While discussing inflation with my dad last night, I think I realized one reason many people may have trouble relating to my analogy of a pie, ( see my 12/14/21 essay, “How Much Pie Is enough,” and subsequent essays,
With the example of cutting a pie into smaller, and smaller, yet more plentiful pieces it seems an imperfect comparison. When cutting of a pie, if you have obtained one piece while it was cut into four pieces, you still have that one fourth of the pie, even if the remaining pie is cut into smaller pieces. When fiat currency is manufactured out of thin air, this is not the case.
This is not true with currency. Every single dollar in circulation receives the same mathematically devaluing effect. With monetary manipulation, the numbers are so vast, and the portion available for anyone’s scrutiny so small, that these scientifically mathematical causes to the effects are imperceptible, making the manipulation almost impossible to detect. The more one scrutinizes the observable factors, the less perceptible the causes to the problem becomes. This is by design, and has nothing to do with what the promoters of currency manipulation contend. It’s much like a forest, from afar one can observe it for what it is. You can not know just how many tree make up the forest, but you can see that it is a large group of trees. Trees can be planted, or removed without effecting the perception of the forest. No one can know what has been added, or subtracted, unless they were eye witnesses to the occurrence. The overall impression of the size, and shape of the forest remains seemingly constant, and reliable. This is how devious capitalizers are enabled to use the manipulation of our currency’s value to their unprincipled benefit.

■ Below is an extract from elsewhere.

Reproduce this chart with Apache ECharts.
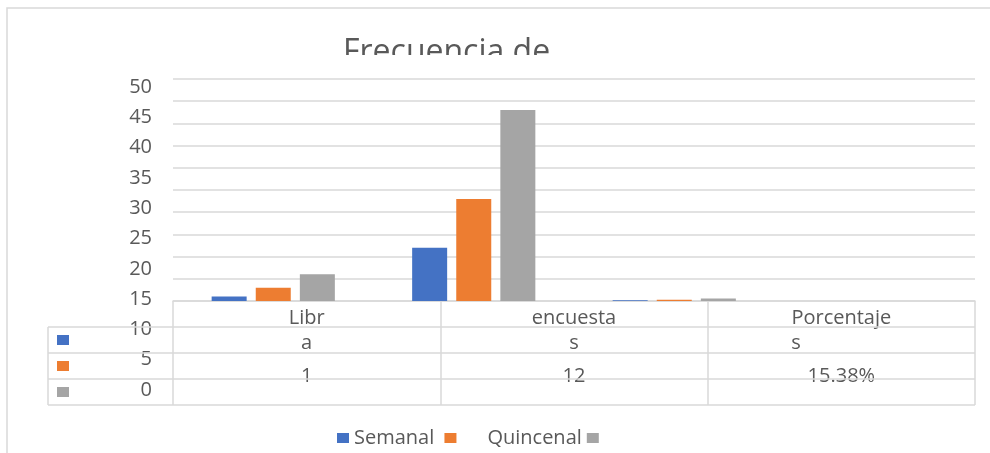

This not a new concept. Among the many virtues of the great Alexander Hamilton was a less than admirable desire to control a federal banking system. (He was the founder of, “The Bank Of New York.)
https://blogs.shu.edu/nyc-history/2017/12/06/the-bank-of-new-york/
While He tried to convince other founders to establish a federal banking system, there was enough opposition to block its establishment at the onset of our constitutional republic. Due to his prominence, and important influence to the cause of liberty, he was able to inject a foothold into our founding document to allow for the later building upon by future banking profiteers. During the administrations of Woodrow Wilson, and FDR these foundation cracks began to be exploited by the “Federal Reserve Act,” and subsequent legislation.
I hope that you will further explore these concepts. Many documents exist that confirm what I am saying, and they are not hard to find, (if you have the desire to know.)